- Bitcoin backs off from Monday’s 2-1/2 month high as SEC’s Gensler issues more crypto regulatory warnings
- ADP employment expected to show another solid rise
- U.S. ISM services index expected to stabilize after June’s sharp decline
Bitcoin backs off from Monday’s 2-1/2 month high as SEC’s Gensler issues more crypto regulatory warnings — Bitcoin on Tuesday initially showed some strength but then backed off after SEC Chairman Gensler made clear that U.S. regulation will tighten for cryptocurrencies. Mr. Gensler said, “We just don’t have enough investor protection in crypto. It’s more like the Wild West.”
Mr. Gensler didn’t sound positive about the multiple crypto ETF applications that the SEC is currently considering, although he sounded much more positive about funds based on CME bitcoin futures. He said that crypto ETFs that meet the stricter rules for mutual funds would see approval much sooner than the current applications that have been filed under the 1930 securities laws.
Mr. Gensler indicated that the SEC could respond positively to ETFs based on CME bitcoin futures, which require margin to trade. He said, “Given these important protections, I look forward to the staff’s review of such filings, particularly if those are limited to these CME-traded bitcoin futures.”
Policymakers have struggled with how to respond to the mostly unregulated $1.6 trillion cryptocurrency market, which has seen explosive growth and wild price swings. SEC Chair Gensler’s views on cryptocurrencies carry weight since he was a former professor at MIT who taught a class on blockchain technology. Mr. Gensler has urged Congress to work on legislation that gives SEC oversight of crypto trading venues. He also said that Bitcoin is not supervised by the SEC because it is considered a commodity rather than a security.
The bipartisan $550 billion infrastructure bill that is currently being considered on the Senate floor has provisions that would substantially increase crypto reporting requirements to the IRS, which negotiators say would bring the U.S. $28 billion of new revenue. However, the provision has been criticized by crypto market participants as onerous and overly broad. Senators Wyden and Toomey are writing an amendment that would impose more practical requirements, although that amendment could be difficult to pass since it might bring in less revenue and thus create the need to find other pay-fors to make up for the shortfall.
Mr. Gensler said he thinks regulating crypto exchanges is perhaps the easiest way for the government to get a quick handle on digital token trading. Gensler said he is concerned about new ways people are getting into crypto, such as peer-to-peer lending on decentralized finance, or DeFi platforms. If firms are advertising a specific interest-rate return on a crypto asset, that could bring the loans under SEC oversight. Also, crypto platforms that pool digital assets could be seen as akin to mutual funds, which could potentially allow the SEC to regulate them.

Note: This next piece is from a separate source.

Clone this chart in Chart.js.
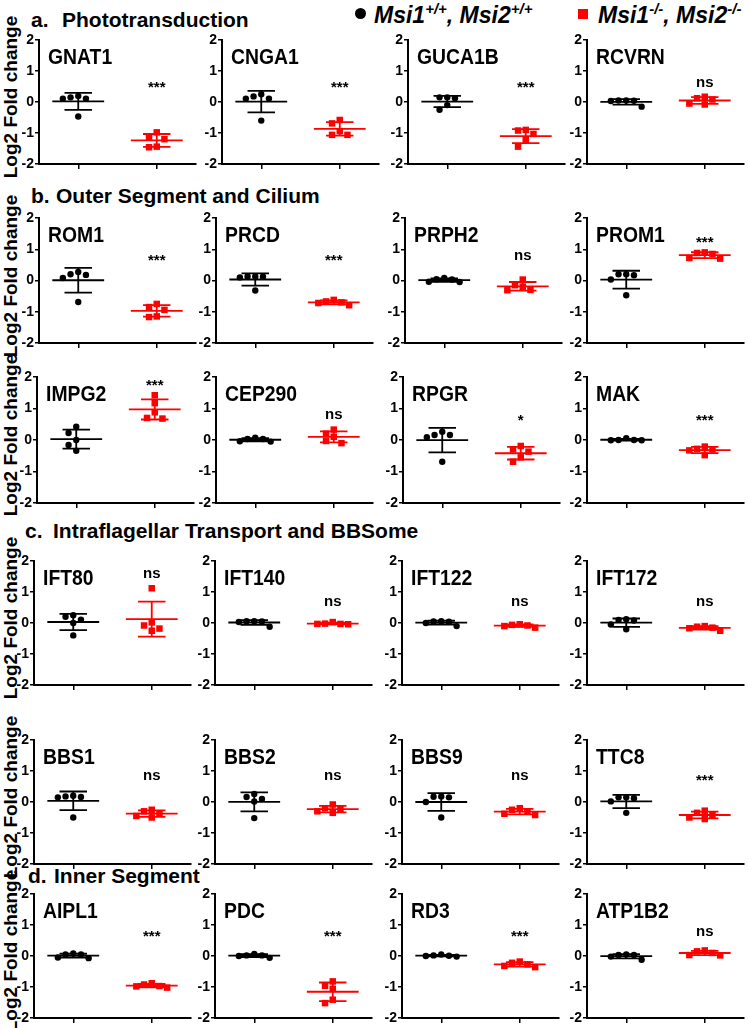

ADP employment expected to show another solid rise — The markets will be watching today’s ADP report and Friday’s payroll report to see if businesses are pulling back on hiring people as they wait to see how much damage the delta variant will do. The 7-day average of new U.S. Covid infections on Monday rose to a 5-1/2 month high 85,552, which is about eight times the 16-month low of 11,351 posted on June 23.
The consensus is for today’s July ADP employment report to increase by +650,000, which would be just mildly below June’s increase of +692,000. ADP jobs have risen sharply since March, with a 4-month average monthly increase of +680,000. Jobs have risen sharply as the U.S. economy surges and many sectors have reopened such as restaurants, travel, and entertainment.
ADP jobs have now risen by 12.8 million from the pandemic trough seen in April 2020. However, the U.S. economy needs to produce another 6.8 million jobs to match the record high seen in February 2020.
Looking ahead to Friday’s unemployment report, the consensus is for July payrolls to increase by +875,000, which would be slightly stronger than June’s increase of +850,000 and the 3-month average of +717,000. Payrolls have risen by +15.6 million from last year’s pandemic trough but still need to rise by another +6.8 million to match the pre-pandemic record high posted in February 2020.
U.S. ISM services index expected to stabilize after June’s sharp decline — The consensus is for today’s July ISM services index to show a +0.4 point increase to 60.5, stabilizing after June’s sharp -3.9 point decline to 60.1.
Sentiment in the service sector cooled off in June as the delta variant caused a new surge in Covid infections and resulted in increased pandemic measures in some areas of the country. However, the June PMI level of 60.1 was still high and indicated a strong sense of optimism among many service-sector executives.
This past Monday’s July ISM index for the manufacturing sector showed a -1.1 point decline to 59.5, which was weaker than expected and did not bode well for today’s service-sector ISM index. Also, Markit’s U.S. services PMI fell by -4.8 points to 59.8 in its preliminary report for July.